Depuis que ma fille est là, je dois avouer que quand arrive l'heure de la coucher, je ne cherche en tout cas pas à faire vite. Ma fille n'est pas du genre à se coucher dans les pleurs. Elle cherche sa position un moment, mais toujours en silence. Je m'allonge donc à côté de son lit et attends avec elle que la fatigue la trouve et qu'elle s'endorme. Parfois, je m'endors un peu avec elle. On m'a eu dit que je créais une dépendance chez ma fille à m'allonger et attendre avec elle qu'elle s'endorme. J'aime beaucoup ces remarques de gens qui jugent sans savoir (ironie). Ma fille est tout à fait apte à s'endormir seule, et il arrive fréquemment qu'on la laisse trouver son sommeil seule, elle le fait sans se plaindre et s'endort tout aussi calmement. Je précise, pour ceux qui penseraient le contraire.

J'ai eu fait des crises de larmes pour des rendez-vous que je ne pouvais plus assumer, parce que j'avais déjà cumulé beaucoup de fatigue et que je voulais absolument annuler. En revanche, j'ai toujours trouvé le moyen de m'isoler des lieux trop agités et bruyants, évitant ainsi la surcharge sensorielle. On me verra aussi fréquemment aller aux toilettes, pour éviter les discussions, etc.

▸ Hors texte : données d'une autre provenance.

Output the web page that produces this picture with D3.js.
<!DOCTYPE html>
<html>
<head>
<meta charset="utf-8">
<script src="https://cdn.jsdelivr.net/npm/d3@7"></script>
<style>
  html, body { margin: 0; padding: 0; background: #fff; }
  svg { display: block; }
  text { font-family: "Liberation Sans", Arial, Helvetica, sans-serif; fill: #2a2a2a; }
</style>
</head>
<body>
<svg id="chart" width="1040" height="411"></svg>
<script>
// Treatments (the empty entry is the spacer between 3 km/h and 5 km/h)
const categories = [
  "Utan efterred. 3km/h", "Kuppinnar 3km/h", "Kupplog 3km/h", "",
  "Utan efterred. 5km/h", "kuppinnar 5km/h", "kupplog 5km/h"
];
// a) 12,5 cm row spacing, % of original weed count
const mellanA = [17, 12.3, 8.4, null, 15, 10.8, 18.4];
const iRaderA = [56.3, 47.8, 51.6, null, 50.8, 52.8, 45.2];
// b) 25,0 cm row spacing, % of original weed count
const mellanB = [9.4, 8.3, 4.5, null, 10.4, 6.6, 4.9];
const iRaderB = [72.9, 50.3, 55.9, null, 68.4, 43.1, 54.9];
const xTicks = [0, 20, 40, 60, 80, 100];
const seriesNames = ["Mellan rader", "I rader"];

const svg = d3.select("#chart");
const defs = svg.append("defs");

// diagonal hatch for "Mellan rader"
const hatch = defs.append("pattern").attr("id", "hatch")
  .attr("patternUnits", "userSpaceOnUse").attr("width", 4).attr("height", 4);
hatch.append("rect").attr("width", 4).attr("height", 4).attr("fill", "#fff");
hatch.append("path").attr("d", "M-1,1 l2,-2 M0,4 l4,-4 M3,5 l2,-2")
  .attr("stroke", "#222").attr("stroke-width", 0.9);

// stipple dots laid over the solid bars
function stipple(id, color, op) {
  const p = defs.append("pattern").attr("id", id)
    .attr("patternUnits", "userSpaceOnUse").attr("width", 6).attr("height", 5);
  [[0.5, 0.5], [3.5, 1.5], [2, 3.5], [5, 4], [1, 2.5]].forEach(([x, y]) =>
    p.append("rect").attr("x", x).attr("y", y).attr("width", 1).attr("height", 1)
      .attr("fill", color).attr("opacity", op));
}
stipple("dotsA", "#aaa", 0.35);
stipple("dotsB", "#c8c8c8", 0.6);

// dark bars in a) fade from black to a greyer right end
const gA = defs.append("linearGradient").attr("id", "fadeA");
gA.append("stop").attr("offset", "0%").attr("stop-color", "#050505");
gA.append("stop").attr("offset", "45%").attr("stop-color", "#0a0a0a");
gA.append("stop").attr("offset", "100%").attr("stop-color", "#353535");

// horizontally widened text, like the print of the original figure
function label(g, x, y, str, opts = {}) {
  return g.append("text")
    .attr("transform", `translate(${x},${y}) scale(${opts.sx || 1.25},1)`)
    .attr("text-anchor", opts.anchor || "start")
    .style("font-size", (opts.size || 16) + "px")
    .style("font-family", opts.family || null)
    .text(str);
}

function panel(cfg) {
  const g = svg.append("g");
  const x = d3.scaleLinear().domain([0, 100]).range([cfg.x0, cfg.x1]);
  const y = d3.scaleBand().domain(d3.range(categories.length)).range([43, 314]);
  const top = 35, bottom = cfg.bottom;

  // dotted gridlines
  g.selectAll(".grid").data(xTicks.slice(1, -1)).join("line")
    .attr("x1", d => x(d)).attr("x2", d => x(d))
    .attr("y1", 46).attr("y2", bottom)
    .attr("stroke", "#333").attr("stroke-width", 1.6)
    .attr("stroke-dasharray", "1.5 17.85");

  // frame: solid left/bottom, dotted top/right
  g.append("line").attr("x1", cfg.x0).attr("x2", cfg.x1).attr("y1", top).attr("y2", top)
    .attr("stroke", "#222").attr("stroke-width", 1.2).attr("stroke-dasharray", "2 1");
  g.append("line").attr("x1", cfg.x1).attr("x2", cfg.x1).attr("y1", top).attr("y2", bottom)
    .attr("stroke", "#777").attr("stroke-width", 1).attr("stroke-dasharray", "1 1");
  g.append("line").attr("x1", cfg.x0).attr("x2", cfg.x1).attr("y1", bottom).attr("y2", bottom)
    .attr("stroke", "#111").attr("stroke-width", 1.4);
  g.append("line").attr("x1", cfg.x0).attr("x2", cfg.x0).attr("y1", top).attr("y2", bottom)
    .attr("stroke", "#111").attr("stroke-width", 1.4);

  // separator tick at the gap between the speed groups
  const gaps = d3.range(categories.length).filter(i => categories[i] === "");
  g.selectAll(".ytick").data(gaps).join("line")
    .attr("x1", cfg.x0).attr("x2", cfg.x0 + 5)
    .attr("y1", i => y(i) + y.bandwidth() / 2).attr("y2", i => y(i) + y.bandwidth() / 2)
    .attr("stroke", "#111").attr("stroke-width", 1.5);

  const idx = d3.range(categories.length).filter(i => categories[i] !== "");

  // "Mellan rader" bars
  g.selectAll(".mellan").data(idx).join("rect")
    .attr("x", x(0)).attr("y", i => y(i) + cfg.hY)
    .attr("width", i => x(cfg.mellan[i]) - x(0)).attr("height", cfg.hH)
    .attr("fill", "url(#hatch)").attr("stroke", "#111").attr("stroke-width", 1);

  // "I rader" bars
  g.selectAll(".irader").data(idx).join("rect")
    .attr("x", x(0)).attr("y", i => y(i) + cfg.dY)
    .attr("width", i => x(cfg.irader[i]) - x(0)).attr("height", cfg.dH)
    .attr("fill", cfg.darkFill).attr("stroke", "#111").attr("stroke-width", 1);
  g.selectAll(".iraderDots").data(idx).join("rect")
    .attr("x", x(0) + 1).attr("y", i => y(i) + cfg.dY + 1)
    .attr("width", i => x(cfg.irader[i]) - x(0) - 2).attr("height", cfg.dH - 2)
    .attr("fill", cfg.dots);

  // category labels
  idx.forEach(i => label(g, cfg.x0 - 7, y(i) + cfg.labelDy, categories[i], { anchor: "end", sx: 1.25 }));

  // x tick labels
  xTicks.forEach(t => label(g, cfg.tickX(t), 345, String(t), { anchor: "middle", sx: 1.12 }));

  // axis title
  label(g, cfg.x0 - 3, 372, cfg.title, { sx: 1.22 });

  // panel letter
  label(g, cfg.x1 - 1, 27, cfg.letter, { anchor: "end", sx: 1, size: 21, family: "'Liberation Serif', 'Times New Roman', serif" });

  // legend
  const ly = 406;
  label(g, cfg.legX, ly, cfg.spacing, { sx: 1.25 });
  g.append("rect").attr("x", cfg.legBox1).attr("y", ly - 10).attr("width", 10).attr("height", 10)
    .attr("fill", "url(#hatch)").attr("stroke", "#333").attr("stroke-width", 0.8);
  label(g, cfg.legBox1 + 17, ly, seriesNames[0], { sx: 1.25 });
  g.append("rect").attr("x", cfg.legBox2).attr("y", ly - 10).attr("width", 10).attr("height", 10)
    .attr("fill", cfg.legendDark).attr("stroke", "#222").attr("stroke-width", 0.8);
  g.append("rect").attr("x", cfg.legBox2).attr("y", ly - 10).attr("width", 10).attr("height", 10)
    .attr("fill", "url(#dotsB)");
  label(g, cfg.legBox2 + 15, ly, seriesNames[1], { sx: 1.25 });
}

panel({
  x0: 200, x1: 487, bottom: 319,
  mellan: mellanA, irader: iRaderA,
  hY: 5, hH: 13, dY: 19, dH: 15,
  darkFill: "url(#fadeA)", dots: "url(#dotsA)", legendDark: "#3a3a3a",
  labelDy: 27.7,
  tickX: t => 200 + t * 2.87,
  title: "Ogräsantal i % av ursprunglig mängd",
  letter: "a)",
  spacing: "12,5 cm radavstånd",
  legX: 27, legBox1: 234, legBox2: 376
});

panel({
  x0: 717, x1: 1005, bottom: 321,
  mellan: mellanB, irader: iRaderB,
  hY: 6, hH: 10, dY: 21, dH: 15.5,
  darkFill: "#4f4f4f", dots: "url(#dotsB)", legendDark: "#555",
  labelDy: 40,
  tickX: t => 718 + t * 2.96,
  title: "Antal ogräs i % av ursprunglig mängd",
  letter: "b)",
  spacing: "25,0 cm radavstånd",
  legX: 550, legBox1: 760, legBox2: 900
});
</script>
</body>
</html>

Donc voilà, en gros, tout ça pour dire que je ne suis pas une flemmarde qui ne sort pas de chez elle parce qu'elle n'aime pas se bouger, mais simplement parce que je suis épuisée par le simple fait de traverser mes journées. Alors, pardonnez-moi d'avance si j'annule quelque chose qui était prévu, ce n'est pas de la mauvaise volonté. Cela m'est juste impossible à accomplir.